Chechnya’s Police Bosses: Alkhanov and Alaudinov

Although most of the news accounts have understandably been about changes at the centre in Medvedev’s ‘revolution‘ in the Ministry of Internal Affairs, it is worth noting what has been happening in Chechnya, too. On 13 June 2011 Colonel Apty Alaudinov was appointed chief of the Chechen police and first deputy interior minister by President Medvedev. (By the way, it is Alaudinov, not Alayudov, as appears in some English-language reports). This follows on the heels of the reconfirmation again by executive order of Lt. Gen. (Police) Ruslan Alkhanov as Chechen Interior Minister (on 24 March). He replaced his deputy Roman Edilov, who had been acting as interim minister while Alkhanov went through the reconfirmation process.

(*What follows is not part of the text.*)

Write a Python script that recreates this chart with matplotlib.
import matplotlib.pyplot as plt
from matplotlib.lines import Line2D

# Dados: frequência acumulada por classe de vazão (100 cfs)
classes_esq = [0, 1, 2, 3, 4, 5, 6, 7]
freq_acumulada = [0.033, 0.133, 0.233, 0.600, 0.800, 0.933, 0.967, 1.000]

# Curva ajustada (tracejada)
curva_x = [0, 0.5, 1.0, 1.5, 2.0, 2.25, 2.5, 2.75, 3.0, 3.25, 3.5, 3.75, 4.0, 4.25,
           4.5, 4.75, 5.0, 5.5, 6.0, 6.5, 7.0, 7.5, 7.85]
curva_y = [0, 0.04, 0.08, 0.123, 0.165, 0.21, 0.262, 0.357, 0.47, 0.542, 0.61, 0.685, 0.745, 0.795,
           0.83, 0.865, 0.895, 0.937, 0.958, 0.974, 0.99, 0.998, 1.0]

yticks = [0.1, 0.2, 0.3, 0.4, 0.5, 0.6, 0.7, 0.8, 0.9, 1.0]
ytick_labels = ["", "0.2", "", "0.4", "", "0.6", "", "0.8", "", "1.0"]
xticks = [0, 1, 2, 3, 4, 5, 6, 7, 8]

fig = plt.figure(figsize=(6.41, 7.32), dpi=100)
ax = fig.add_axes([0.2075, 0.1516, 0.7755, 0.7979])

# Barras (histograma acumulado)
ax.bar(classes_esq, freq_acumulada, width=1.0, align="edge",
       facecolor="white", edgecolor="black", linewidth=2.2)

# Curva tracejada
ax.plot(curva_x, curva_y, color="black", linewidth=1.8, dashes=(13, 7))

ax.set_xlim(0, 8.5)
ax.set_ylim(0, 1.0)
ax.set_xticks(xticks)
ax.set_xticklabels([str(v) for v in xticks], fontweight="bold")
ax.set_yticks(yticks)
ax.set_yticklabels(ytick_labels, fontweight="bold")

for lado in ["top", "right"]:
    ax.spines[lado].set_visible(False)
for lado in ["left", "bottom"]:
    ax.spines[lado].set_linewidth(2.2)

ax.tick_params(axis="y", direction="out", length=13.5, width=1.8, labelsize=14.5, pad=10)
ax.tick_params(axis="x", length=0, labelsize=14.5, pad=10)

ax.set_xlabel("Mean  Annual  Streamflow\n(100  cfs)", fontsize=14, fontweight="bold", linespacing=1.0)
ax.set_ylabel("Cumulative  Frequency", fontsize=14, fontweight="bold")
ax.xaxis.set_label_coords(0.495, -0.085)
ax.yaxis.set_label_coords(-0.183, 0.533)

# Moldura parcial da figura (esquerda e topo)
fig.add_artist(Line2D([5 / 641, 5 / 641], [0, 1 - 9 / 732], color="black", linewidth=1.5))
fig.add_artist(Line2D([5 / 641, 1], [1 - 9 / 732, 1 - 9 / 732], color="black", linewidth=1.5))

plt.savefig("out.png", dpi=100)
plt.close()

Alaudinov is hardly well-known outside Chechnya: even a search of the Russian MVD‘s site reveals no entries for him. The official note is that he was born in 1973, making him 38. He headed of the organised crime directorate in Chechnya from November 2005 to September 2008, was the deputy minister for economic security and was appointed to head the Chechnya directorate of the Justice Ministry in 2009. He has received a number of decorations, including the Order of Kadyrov, the grandiosely-egotistical medal President Ramzan Kadyrov instituted as Chechnya’s highest award. In his first public statement after his appointment, he made a point of praising the Chechen president.

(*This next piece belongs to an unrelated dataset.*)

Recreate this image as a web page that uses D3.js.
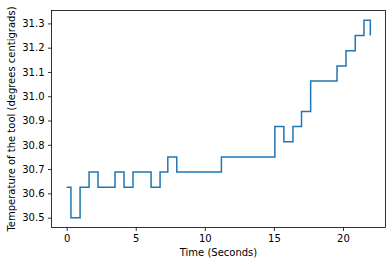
<!DOCTYPE html>
<html>
<head>
<meta charset="utf-8">
<script src="https://cdn.jsdelivr.net/npm/d3@7"></script>
<style>
  body { margin: 0; background: #fff; }
  text { font-family: "DejaVu Sans", sans-serif; }
</style>
</head>
<body>
<div id="chart"></div>
<script>
// step change times (s) and temperatures (deg C)
const times = [0, 0.31, 0.97, 1.62, 2.27, 3.5, 4.15, 4.8, 6.11, 6.76, 7.32, 7.97,
  11.2, 15.07, 15.72, 16.38, 17.0, 17.66, 19.57, 20.22, 20.89, 21.52, 21.98];
const temps = [30.625, 30.5, 30.625, 30.6875, 30.625, 30.6875, 30.625, 30.6875,
  30.625, 30.6875, 30.75, 30.6875, 30.75, 30.875, 30.8125, 30.875, 30.9375,
  31.0625, 31.125, 31.1875, 31.25, 31.3125, 31.25];
const xTicks = [0, 5, 10, 15, 20];
const yTicks = [30.5, 30.6, 30.7, 30.8, 30.9, 31.0, 31.1, 31.2, 31.3];

const width = 392, height = 266;
const margin = { left: 51.5, right: 6.5, top: 10.5, bottom: 38.5 };

const data = times.map((t, i) => ({ t: t, v: temps[i] }));

function padded(ext) {
  let p = (ext[1] - ext[0]) * 0.05;
  return [ext[0] - p, ext[1] + p];
}

let x = d3.scaleLinear()
  .domain(padded(d3.extent(times)))
  .range([margin.left, width - margin.right]);
let y = d3.scaleLinear()
  .domain(padded(d3.extent(temps)))
  .range([height - margin.bottom, margin.top]);

let svg = d3.select("#chart").append("svg")
  .attr("width", width)
  .attr("height", height);

let line = d3.line()
  .x(d => x(d.t))
  .y(d => y(d.v))
  .curve(d3.curveStepAfter);

svg.append("path")
  .datum(data)
  .attr("fill", "none")
  .attr("stroke", "#1f77b4")
  .attr("stroke-width", 1.5)
  .attr("d", line);

// axes
let xAxis = svg.append("g")
  .attr("transform", "translate(0," + (height - margin.bottom) + ")")
  .call(d3.axisBottom(x).tickValues(xTicks).tickSize(3.5).tickPadding(3.5).tickFormat(d3.format("d")));
let yAxis = svg.append("g")
  .attr("transform", "translate(" + margin.left + ",0)")
  .call(d3.axisLeft(y).tickValues(yTicks).tickSize(3.5).tickPadding(3.5).tickFormat(d3.format(".1f")));

[xAxis, yAxis].forEach(a => {
  a.select(".domain").remove();
  a.selectAll("text").attr("font-size", 10).attr("fill", "#000").attr("font-family", "DejaVu Sans");
  a.selectAll("line").attr("stroke", "#000").attr("stroke-width", 0.8);
});

// frame
svg.append("rect")
  .attr("x", margin.left)
  .attr("y", margin.top)
  .attr("width", width - margin.left - margin.right)
  .attr("height", height - margin.top - margin.bottom)
  .attr("fill", "none")
  .attr("stroke", "#000")
  .attr("stroke-width", 0.8);

svg.append("text")
  .attr("x", (margin.left + width - margin.right) / 2)
  .attr("y", 256)
  .attr("text-anchor", "middle")
  .attr("font-size", 10)
  .text("Time (Seconds)");

svg.append("text")
  .attr("transform", "translate(15," + (margin.top + height - margin.bottom) / 2 + ") rotate(-90)")
  .attr("text-anchor", "middle")
  .attr("font-size", 10)
  .text("Temperature of the tool (degrees centigrads)");
</script>
</body>
</html>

Alkhanov is definitely one of the ‘Kadyrovtsy’, the paramilitary supporters of the president who were then brought into the Chechen security apparatus. Like Ramzan’s father, Akhmad, he was a rebel commander (this is charmingly described in his official biography as ‘enlisting in the internal affairs bodies’ in September 1991) who then switched sides and joined the pro-Moscow forces, and he has been acting and then formal interior minister since 2004. However, Alaudinov might be considered one of a new breed of ‘Kadyrovtsy 2.0’. He was clearly heavily and directly involved in the ‘struggle against terrorism’ as the counter-insurgency/civil war is officially called, including a senior role commanding interior minister forces comprising former rebels. Nonetheless, he appears to be more educated and more politically-savvy than many of the rough-edged, old-school Kadyrovtsy. He has also demonstrated his usefulness and loyalty off the battlefield. In 2007, for example, he was tapped to head a new commission on combating corruption in Chechnya, a commission that did nothing to limit the embezzlement of Kadyrov and his cronies but which did help uncover convenient evidence to damn some of his rivals (not to say they they were not necessarily genuinely corrupt).

These appointments come amidst a general reshuffle of law enforcement in the North Caucasus (including the appointment of the former head of the Criminal Police in Dagestan, Major Gen. (Police) Alexander Trofimov, to be the new Ingush interior minister. In may cases, beyond a revitalisation of the struggle against both insurgency and criminality, the aim has been to undermine cosy relationships between police, political, business and criminal elites bya regular rotation of cadres. In that context it is striking how different the situation is in Chechnya. There Kadyrov has his own men in all the key MVD and security positions: once again Ramzan seems to be able to assert his autonomy from Medvedev’s Kremlin.